INFORMATION SUPPLIED -
--- BEGIN ---

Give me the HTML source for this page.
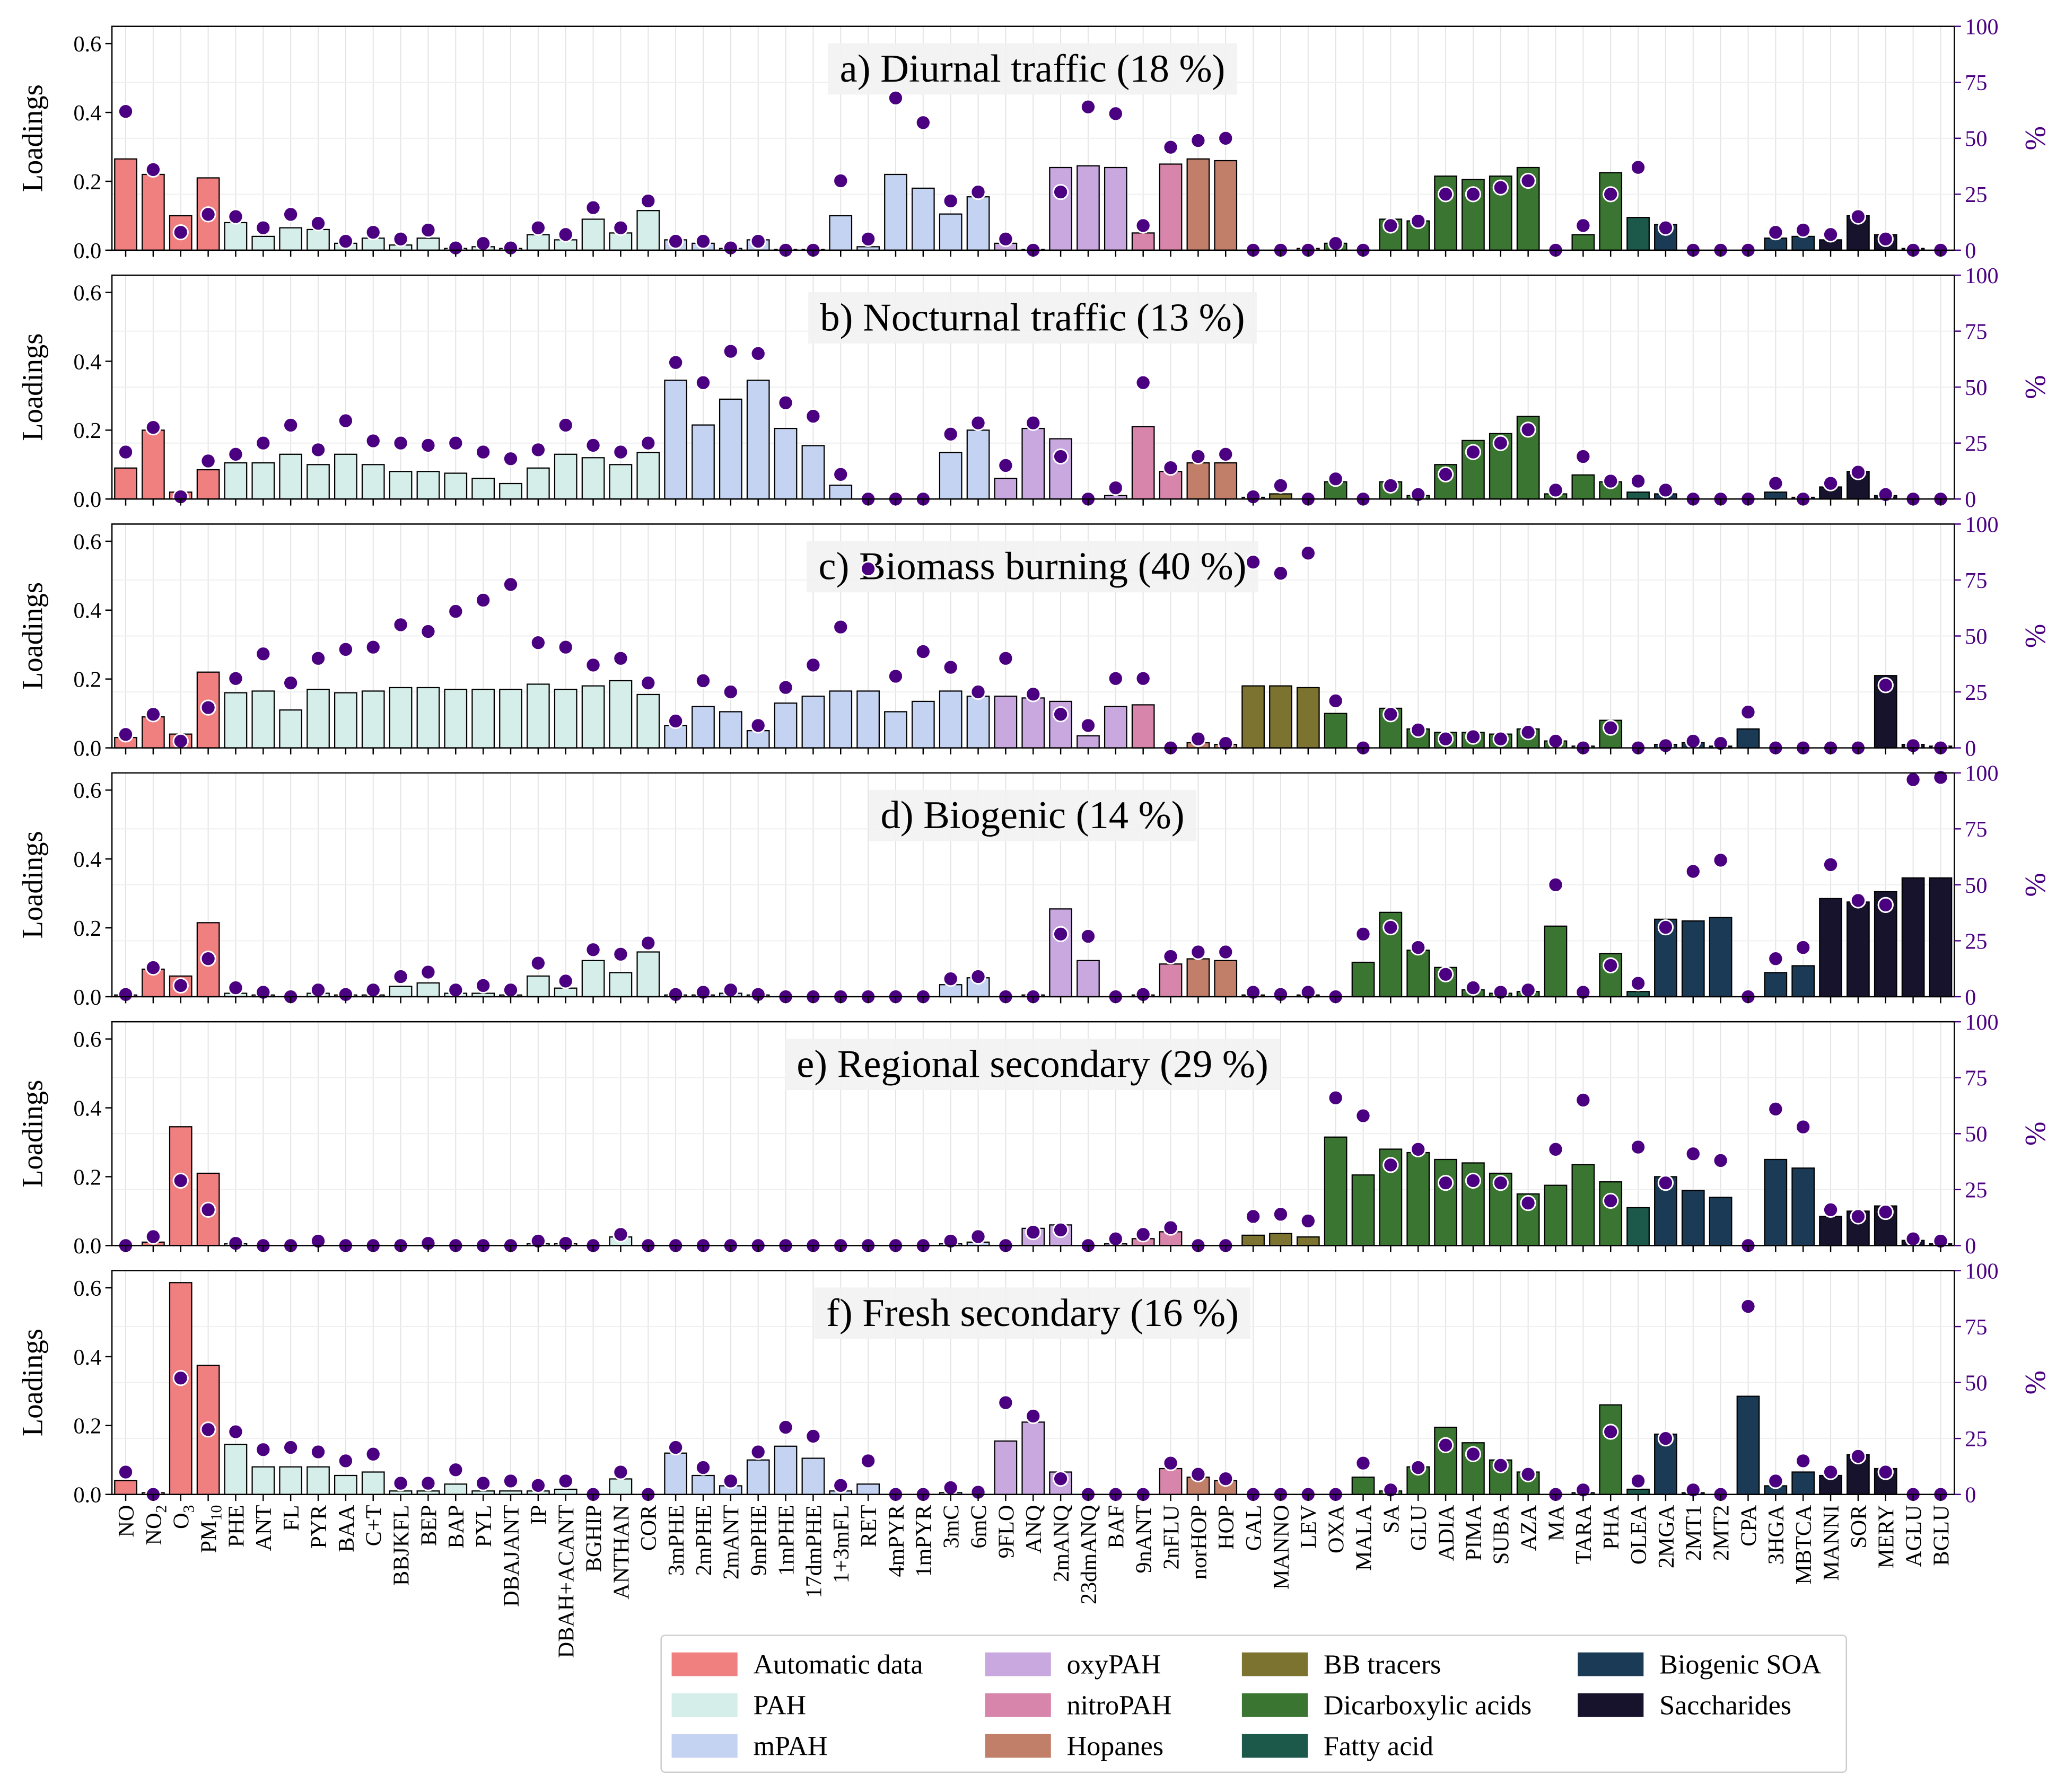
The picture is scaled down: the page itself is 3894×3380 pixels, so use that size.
<!DOCTYPE html>
<html><head><meta charset="utf-8">
<style>
html,body{margin:0;padding:0;background:#fff;}
svg{display:block;}
text{font-family:"Liberation Serif","DejaVu Serif",serif;}
</style></head>
<body>
<svg id="chart" width="3894" height="3380" viewBox="0 0 1568 1361" xmlns="http://www.w3.org/2000/svg">
<g id="panels"></g>
<g id="xlabels"></g>
<g id="legend"></g>
</svg>
<script>
const categories = ["NO","NO2","O3","PM10","PHE","ANT","FL","PYR","BAA","C+T","BBJKFL","BEP","BAP","PYL","DBAJANT","IP","DBAH+ACANT","BGHIP","ANTHAN","COR","3mPHE","2mPHE","2mANT","9mPHE","1mPHE","17dmPHE","1+3mFL","RET","4mPYR","1mPYR","3mC","6mC","9FLO","ANQ","2mANQ","23dmANQ","BAF","9nANT","2nFLU","norHOP","HOP","GAL","MANNO","LEV","OXA","MALA","SA","GLU","ADIA","PIMA","SUBA","AZA","MA","TARA","PHA","OLEA","2MGA","2MT1","2MT2","CPA","3HGA","MBTCA","MANNI","SOR","MERY","AGLU","BGLU"];
const groupNames = ["Automatic data","PAH","mPAH","oxyPAH","nitroPAH","Hopanes","BB tracers","Dicarboxylic acids","Fatty acid","Biogenic SOA","Saccharides"];
const groupColors = ["#f08080","#d5eeea","#c4d3f1","#c9a8e0","#d785ab","#c17f6a","#7d7331","#3b7532","#1c594b","#1b3a55","#17132d"];
const groupOf = [0,0,0,0, 1,1,1,1,1,1,1,1,1,1,1,1,1,1,1,1, 2,2,2,2,2,2,2,2,2,2,2,2, 3,3,3,3,3, 4,4, 5,5, 6,6,6, 7,7,7,7,7,7,7,7,7,7,7, 8, 9,9,9,9,9,9, 10,10,10,10,10];
const panelTitles = ["a) Diurnal traffic (18 %)","b) Nocturnal traffic (13 %)","c) Biomass burning (40 %)","d) Biogenic (14 %)","e) Regional secondary (29 %)","f) Fresh secondary (16 %)"];
const loadA = [.265,.22,.10,.21,.08,.04,.065,.06,.02,.035,.015,.035,.005,.01,.005,.045,.03,.09,.05,.115,.03,.02,.005,.03,.002,.002,.10,.01,.22,.18,.105,.155,.02,.002,.24,.245,.24,.05,.25,.265,.26,0,0,.005,.02,0,.09,.085,.215,.205,.215,.24,0,.045,.225,.095,.075,0,0,0,.035,.04,.03,.10,.045,.005,0];
const pctA = [62,36,8,16,15,10,16,12,4,8,5,9,1,3,1,10,7,19,10,22,4,4,1,4,0,0,31,5,68,57,22,26,5,0,26,64,61,11,46,49,50,0,0,0,3,0,11,13,25,25,28,31,0,11,25,37,10,0,0,0,8,9,7,15,5,0,0];
const loadB = [.09,.20,.02,.085,.105,.105,.13,.10,.13,.10,.08,.08,.075,.06,.045,.09,.13,.12,.10,.135,.345,.215,.29,.345,.205,.155,.04,0,0,0,.135,.20,.06,.205,.175,0,.01,.21,.08,.105,.105,.005,.015,0,.05,0,.05,.01,.10,.17,.19,.24,.015,.07,.05,.02,.015,0,0,0,.02,.005,.035,.08,.01,0,0];
const pctB = [21,32,1,17,20,25,33,22,35,26,25,24,25,21,18,22,33,24,21,25,61,52,66,65,43,37,11,0,0,0,29,34,15,34,19,0,5,52,14,19,20,1,6,0,9,0,6,2,11,21,25,31,4,19,8,8,4,0,0,0,7,0,7,12,2,0,0];
const loadC = [.03,.09,.04,.22,.16,.165,.11,.17,.16,.165,.175,.175,.17,.17,.17,.185,.17,.18,.195,.155,.065,.12,.105,.05,.13,.15,.165,.165,.105,.135,.165,.15,.15,.145,.135,.035,.12,.125,0,.015,.01,.18,.18,.175,.10,0,.115,.055,.045,.045,.04,.055,.02,.005,.08,0,.01,.015,.005,.055,0,0,0,0,.21,.01,.005];
const pctC = [6,15,3,18,31,42,29,40,44,45,55,52,61,66,73,47,45,37,40,29,12,30,25,10,27,37,54,80,32,43,36,25,40,24,15,10,31,31,0,4,2,83,78,87,21,0,15,8,4,5,4,7,3,0,9,0,1,3,2,16,0,0,0,0,28,1,0];
const loadD = [.005,.08,.06,.215,.01,.005,0,.01,.005,.005,.03,.04,.01,.01,.005,.06,.025,.105,.07,.13,.005,.005,.01,.005,0,0,0,0,0,0,.035,.055,0,.005,.255,.105,0,.005,.095,.11,.105,.005,0,.005,0,.10,.245,.135,.085,.02,.01,.015,.205,0,.125,.015,.225,.22,.23,0,.07,.09,.285,.275,.305,.345,.345];
const pctD = [1,13,5,17,4,2,0,3,1,3,9,11,3,5,3,15,7,21,19,24,1,2,3,1,0,0,0,0,0,0,8,9,0,0,28,27,0,1,18,20,20,2,1,2,0,28,31,22,10,4,2,3,50,2,14,6,31,56,61,0,17,22,59,43,41,97,98];
const loadE = [0,.01,.345,.21,.005,0,0,0,0,0,0,0,0,0,0,.005,.005,0,.025,0,0,0,0,0,0,0,0,0,0,0,.005,.01,0,.05,.06,0,.005,.02,.04,0,0,.03,.035,.025,.315,.205,.28,.27,.25,.24,.21,.15,.175,.235,.185,.11,.20,.16,.14,0,.25,.225,.085,.10,.115,.015,.005];
const pctE = [0,4,29,16,1,0,0,2,0,0,0,1,0,0,0,2,1,0,5,0,0,0,0,0,0,0,0,0,0,0,2,4,0,6,7,0,3,5,8,0,0,13,14,11,66,58,36,43,28,29,28,19,43,65,20,44,28,41,38,0,61,53,16,13,15,3,2];
const loadF = [.04,.005,.615,.375,.145,.08,.08,.08,.055,.065,.01,.01,.03,.01,.01,.01,.015,0,.045,0,.12,.055,.025,.10,.14,.105,.01,.03,0,0,.005,0,.155,.21,.065,0,0,0,.075,.05,.04,0,0,0,0,.05,.01,.08,.195,.15,.10,.065,0,.005,.26,.015,.175,.005,0,.285,.025,.065,.055,.115,.075,0,0];
const pctF = [10,0,52,29,28,20,21,19,15,18,5,5,11,5,6,4,6,0,10,0,21,12,6,19,30,26,4,15,0,0,3,1,41,35,7,0,0,0,14,9,7,0,0,0,0,14,2,12,22,18,13,9,0,2,28,6,25,2,0,84,6,15,10,17,10,0,0];
const loadTicks = [0.0,0.2,0.4,0.6];
const pctTicks = [0,25,50,75,100];
const loadings = [loadA,loadB,loadC,loadD,loadE,loadF];
const percents = [pctA,pctB,pctC,pctD,pctE,pctF];

const NS="http://www.w3.org/2000/svg";
function mk(tag,attrs,parent){const e=document.createElementNS(NS,tag);for(const k in attrs)e.setAttribute(k,attrs[k]);parent.appendChild(e);return e;}
const X0=85, X1=1484, N=categories.length, step=(X1-X0)/N;
const panelTops=[20,209,398,587,776,965], PH=170, LMAX=0.65;
function xPos(i){return X0+step*(i+0.5);}
const purple="#4b0082";
const panelsG=document.getElementById('panels');
panelTops.forEach((top,p)=>{
  const bot=top+PH;
  const yL=v=>bot-v/LMAX*PH;
  const yP=v=>bot-v/100*PH;
  const g=mk('g',{},panelsG);
  
  
  for(let i=0;i<N;i++){mk('line',{x1:xPos(i),x2:xPos(i),y1:top,y2:bot,stroke:"#e4e4e4","stroke-width":0.8},g);}
  pctTicks.forEach(t=>{mk('line',{x1:X0,x2:X1,y1:yP(t),y2:yP(t),stroke:"#efefef","stroke-width":0.8},g);});
  // title (behind marks)
  const tg=mk('g',{},g);
  const tt=mk('text',{x:784,y:top+42,"text-anchor":"middle","font-size":30},tg);
  tt.textContent=panelTitles[p];
  
  
  const bb=tt.getBBox();
  const br=mk('rect',{x:bb.x-9,y:bb.y-3,width:bb.width+18,height:bb.height+6,fill:"#f2f2f2","fill-opacity":0.92},tg);
  tg.insertBefore(br,tt);
  loadings[p].forEach((v,i)=>{
    const r=mk('rect',{x:xPos(i)-step*0.4,y:yL(v),width:step*0.8,height:bot-yL(v),fill:groupColors[groupOf[i]],stroke:"#000","stroke-width":0.9},g);
    
    
  });
  percents[p].forEach((v,i)=>{
    const c=mk('circle',{cx:xPos(i),cy:yP(v),r:5.5,fill:purple,stroke:"#fff","stroke-width":1.2},g);
    
    
  });
  mk('rect',{x:X0,y:top,width:X1-X0,height:PH,fill:"none",stroke:"#000","stroke-width":1},g);
  loadTicks.forEach(t=>{
    mk('line',{x1:X0-5,x2:X0,y1:yL(t),y2:yL(t),stroke:"#000","stroke-width":1},g);
    const tx=mk('text',{x:X0-8,y:yL(t)+6,"text-anchor":"end","font-size":17,fill:"#000"},g);
    tx.textContent=t.toFixed(1);
    
    
  });
  pctTicks.forEach(t=>{
    mk('line',{x1:X1,x2:X1+5,y1:yP(t),y2:yP(t),stroke:purple,"stroke-width":1},g);
    const tx=mk('text',{x:X1+8,y:yP(t)+6,"font-size":17,fill:purple},g);
    tx.textContent=t;
    
    
  });
  for(let i=0;i<N;i++) mk('line',{x1:xPos(i),x2:xPos(i),y1:bot,y2:bot+5,stroke:"#000","stroke-width":1},g);
  const yl=mk('text',{x:0,y:0,transform:`translate(32,${top+PH/2}) rotate(-90)`,"text-anchor":"middle","font-size":22},g);
  yl.textContent="Loadings";
  
  
  const pl=mk('text',{x:0,y:0,transform:`translate(1553,${top+PH/2}) rotate(-90)`,"text-anchor":"middle","font-size":22,fill:purple},g);
  pl.textContent="%";
  
  
});
const xl=document.getElementById('xlabels');
const subs={"NO2":["NO","2"],"O3":["O","3"],"PM10":["PM","10"]};
categories.forEach((c,i)=>{
  const t=mk('text',{x:0,y:0,transform:`translate(${xPos(i)+6},1143) rotate(-90)`,"text-anchor":"end","font-size":17},xl);
  
  
  if(subs[c]){t.appendChild(document.createTextNode(subs[c][0]));const s=mk('tspan',{"font-size":12,dy:4},t);s.textContent=subs[c][1];}
  else t.textContent=c;
});
const lg=document.getElementById('legend');
mk('rect',{x:502,y:1242,width:900,height:104,fill:"#fff",stroke:"#ccc","stroke-width":1,rx:3},lg);
const colX=[510,748,943,1198], rowY=[1255,1286,1317];
const layout=[[0,0],[0,1],[0,2],[1,0],[1,1],[1,2],[2,0],[2,1],[2,2],[3,0],[3,1]];
groupNames.forEach((n,k)=>{
  const [c,r]=layout[k];
  const eg=mk('g',{},lg);
  
  
  mk('rect',{x:colX[c],y:rowY[r],width:50,height:18,fill:groupColors[k]},eg);
  const t=mk('text',{x:colX[c]+62,y:rowY[r]+16,"font-size":21},eg);
  t.textContent=n;
});
</script>
</body></html>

--- END ---

WHAT TO DO -
Identify every line where the string "page" appears.

SOLUTION BELOW -
Give me the HTML source for this page.
The picture is scaled down: the page itself is 3894×3380 pixels, so use that size.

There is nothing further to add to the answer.